Burial ground, Loughane Beg, Co. Cork
Co. Cork |
Burial Grounds
On the southern shoreline of White Ball Head in West Cork, a small burial ground is losing itself to the sea.
The site at Loughane Beg is modest in scale, an irregular patch roughly twenty metres north to south and eight metres east to west, marked at the surface by a scatter of stones rather than any enclosing wall or obvious boundary. A few upright grave markers remain, though the southern side is actively eroding into the water. There is something quietly unsettling about a burial place that is itself disappearing, the ground giving way beneath the dead.
The site is recorded as an irregular area defined largely by what remains visible at the surface, which suggests that whatever formal boundary or structure may once have existed has already been lost, either to time, to coastal erosion, or to both.
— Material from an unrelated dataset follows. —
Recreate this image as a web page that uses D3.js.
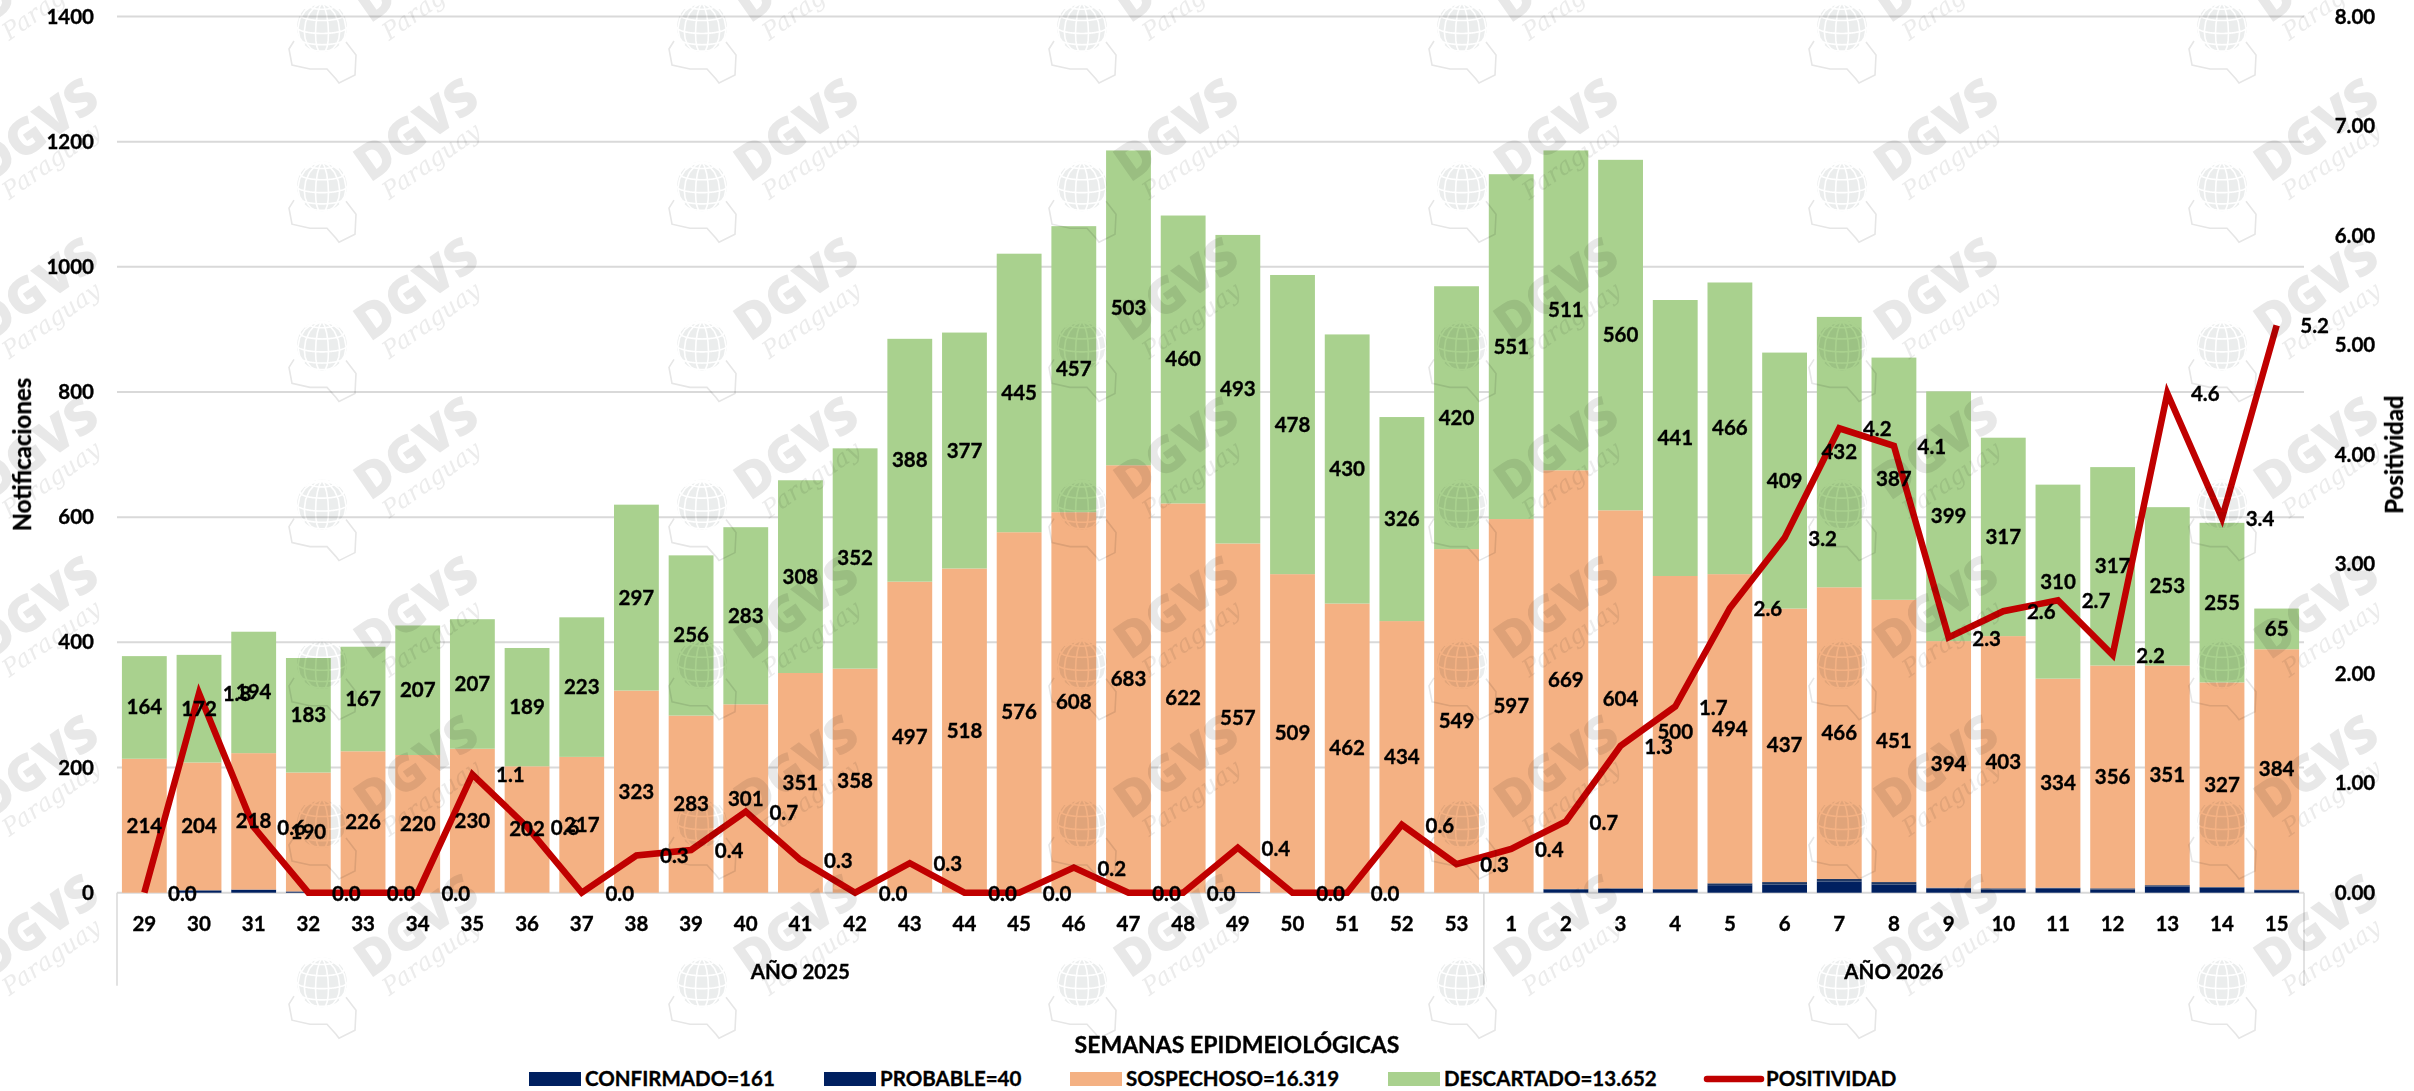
<!DOCTYPE html>
<html><head><meta charset="utf-8">
<script src="https://cdn.jsdelivr.net/npm/d3@7/dist/d3.min.js"></script>
<style>html,body{margin:0;background:#fff}svg{display:block}text{font-family:Lato,Carlito,"Open Sans",sans-serif;font-weight:700;fill:#000}.s{stroke:#000;stroke-width:.35px}</style>
</head><body><svg id="c" width="2414" height="1091"></svg>
<script>
const weeks=["29","30","31","32","33","34","35","36","37","38","39","40","41","42","43","44","45","46","47","48","49","50","51","52","53","1","2","3","4","5","6","7","8","9","10","11","12","13","14","15"];
const confirmado=[0,3,5,2,0,0,0,0,0,0,0,0,0,0,0,0,0,0,0,0,1,0,0,0,0,0,5,6,5,12,13,18,13,7,5,7,5,10,8,4];
const probable=[0,1,0,0,0,0,0,0,0,0,0,0,0,0,0,0,0,0,0,0,0,0,0,0,0,0,1,1,1,3,4,4,4,1,2,1,2,2,1,1];
const sospechoso=[214,204,218,190,226,220,230,202,217,323,283,301,351,358,497,518,576,608,683,622,557,509,462,434,549,597,669,604,500,494,437,466,451,394,403,334,356,351,327,384];
const descartado=[164,172,194,183,167,207,207,189,223,297,256,283,308,352,388,377,445,457,503,460,493,478,430,326,420,551,511,560,441,466,409,432,387,399,317,310,317,253,255,65];
const positividad=[0,1.82,0.6,0,0,0,1.08,0.6,0,0.34,0.39,0.74,0.3,0,0.27,0,0,0.23,0,0,0.41,0,0,0.62,0.26,0.4,0.65,1.34,1.7,2.6,3.24,4.24,4.08,2.33,2.57,2.67,2.17,4.56,3.42,5.18];
const leftTicks=[0,200,400,600,800,1000,1200,1400];
const rightTicks=[0,1,2,3,4,5,6,7,8];
const yearGroups=[{label:"AÑO 2025",first:0,last:24},{label:"AÑO 2026",first:25,last:39}];
const seriesNames=["confirmado","probable","sospechoso","descartado"];
const seriesColors=["#002060","#1f3864","#f4b183","#a9d18e"];
const legendItems=[{t:"CONFIRMADO=161",c:"#002060",x:529},{t:"PROBABLE=40",c:"#002060",x:824},{t:"SOSPECHOSO=16.319",c:"#f4b183",x:1070},{t:"DESCARTADO=13.652",c:"#a9d18e",x:1388},{t:"POSITIVIDAD",c:"#c00000",x:1707,line:true}];

const svg=d3.select("#c");
const L=117,R=2304,T=16.5,B=892.7;
const x=d3.scaleBand().domain(d3.range(weeks.length)).range([L,R]).paddingInner(0.18).paddingOuter(0.09);
const y=d3.scaleLinear().domain([0,1400]).range([B,T]);
const y2=d3.scaleLinear().domain([0,8]).range([B,T]);
const rows=weeks.map((w,i)=>({i,confirmado:confirmado[i],probable:probable[i],sospechoso:sospechoso[i],descartado:descartado[i]}));
const stack=d3.stack().keys(seriesNames)(rows);
const cx=i=>x(i)+x.bandwidth()/2;
const step=x.step();

svg.append("g").selectAll("line").data(leftTicks).join("line")
 .attr("x1",L).attr("x2",R).attr("y1",d=>y(d)).attr("y2",d=>y(d)).attr("stroke","#d9d9d9").attr("stroke-width",2);

svg.append("g").selectAll("g").data(stack).join("g").attr("fill",(d,i)=>seriesColors[i])
 .selectAll("rect").data(d=>d).join("rect")
 .attr("x",d=>x(d.data.i)).attr("width",x.bandwidth())
 .attr("y",d=>y(d[1])).attr("height",d=>y(d[0])-y(d[1]));

const fs=20.5;
const sep=[L,L+step*25,R];
svg.append("g").selectAll("line").data(sep).join("line")
 .attr("x1",d=>d).attr("x2",d=>d).attr("y1",B).attr("y2",B+93).attr("stroke","#d9d9d9").attr("stroke-width",1.5);

const line=d3.line().x((d,i)=>cx(i)).y(d=>y2(d));
svg.append("path").datum(positividad).attr("d",line).attr("fill","none").attr("stroke","#c00000").attr("stroke-width",6.5).attr("stroke-linejoin","miter");

// watermark: multiplied over the marks
const wm=svg.append("g").style("mix-blend-mode","multiply").attr("pointer-events","none");
const gx=d3.range(-58,2500,380), gy=d3.range(27,1100,159.2);
const globe=d3.geoOrthographic().scale(25).translate([0,0]).rotate([15,-15]);
const gpath=d3.geoPath(globe);
gy.forEach(py=>gx.forEach(px=>{
 const g=wm.append("g").attr("transform",`translate(${px},${py})`);
 g.append("circle").attr("r",25).attr("fill","#ebeded");
 g.append("path").attr("d",gpath(d3.geoGraticule().step([30,30])())).attr("fill","none").attr("stroke","#fff").attr("stroke-width",1.6);
 g.append("path").attr("d","M-28,14 L-33,22 L-30,38 L-12,42 L5,42 L14,52 L17,56 L33,48 L34,28 L24,15").attr("fill","none").attr("stroke","#e6e6e6").attr("stroke-width",1.6);
 const t=g.append("g").attr("transform","translate(48,-3) rotate(-35)");
 t.append("text").text("DGVS").style("fill","#e8e8e8").style("font-family","'Open Sans',sans-serif").style("font-weight",800).attr("font-size",50);
 t.append("text").text("Paraguay").attr("x",6).attr("y",25).style("fill","#ececec").style("font-family","'DejaVu Serif',serif").style("font-weight",400).style("font-style","italic").attr("font-size",24);
}));

const tx=svg.append("g").attr("class","s");
tx.append("g").selectAll("text").data(leftTicks).join("text").text(d=>d)
 .attr("x",94).attr("y",d=>y(d)+7).attr("text-anchor","end").attr("font-size",fs);
tx.append("g").selectAll("text").data(rightTicks).join("text").text(d=>d.toFixed(2))
 .attr("x",2355).attr("y",d=>y2(d)+7).attr("text-anchor","middle").attr("font-size",fs);
tx.append("g").selectAll("text").data(weeks).join("text").text(d=>d)
 .attr("x",(d,i)=>cx(i)).attr("y",B+38).attr("text-anchor","middle").attr("font-size",fs);
tx.append("g").selectAll("text").data(yearGroups).join("text").text(d=>d.label)
 .attr("x",d=>(cx(d.first)+cx(d.last))/2).attr("y",B+86).attr("text-anchor","middle").attr("font-size",fs);
tx.append("text").text("Notificaciones").attr("transform",`translate(31,${y(700)}) rotate(-90)`).attr("text-anchor","middle").attr("font-size",24);
tx.append("text").text("Positividad").attr("transform",`translate(2403,${y(700)}) rotate(-90)`).attr("text-anchor","middle").attr("font-size",24);
tx.append("text").text("SEMANAS EPIDMEIOLÓGICAS").attr("x",1237).attr("y",1053).attr("text-anchor","middle").attr("font-size",23);

[[2,sospechoso],[3,descartado]].forEach(([k,vals])=>{
 tx.append("g").selectAll("text").data(stack[k]).join("text").text((d,i)=>vals[i])
  .attr("x",d=>cx(d.data.i)).attr("y",d=>(y(d[0])+y(d[1]))/2+7).attr("text-anchor","middle").attr("font-size",fs);
});
tx.append("g").selectAll("text").data(positividad).join("text").text(d=>d.toFixed(1))
 .attr("x",(d,i)=>cx(i)+38).attr("y",d=>y2(d)+8).attr("text-anchor","middle").attr("font-size",fs);

const ly=1079;
const lg=tx.append("g").selectAll("g").data(legendItems).join("g").attr("transform",d=>`translate(${d.x},${ly})`);
lg.filter(d=>!d.line).append("rect").attr("x",0).attr("y",-7).attr("width",52).attr("height",14).attr("fill",d=>d.c).attr("stroke","none");
lg.filter(d=>d.line).append("line").attr("x1",0).attr("x2",54).attr("stroke",d=>d.c).attr("stroke-width",6.5).attr("stroke-linecap","round");
lg.append("text").text(d=>d.t).attr("x",d=>d.line?59:56).attr("y",7).attr("font-size",fs);
</script></body></html>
Coastal burial grounds of this kind are not unusual along the west Cork shoreline; small, often unconsecrated plots were used for centuries to inter those who could not, for various reasons, be buried in a parish churchyard. Unbaptised children, shipwreck victims, and others outside the formal structures of the Church were sometimes laid in such marginal places, close to the edge of the land. The upright markers at Loughane Beg indicate deliberate, marked burial rather than accidental accumulation, though who is interred here and when the ground was last used remains unrecorded.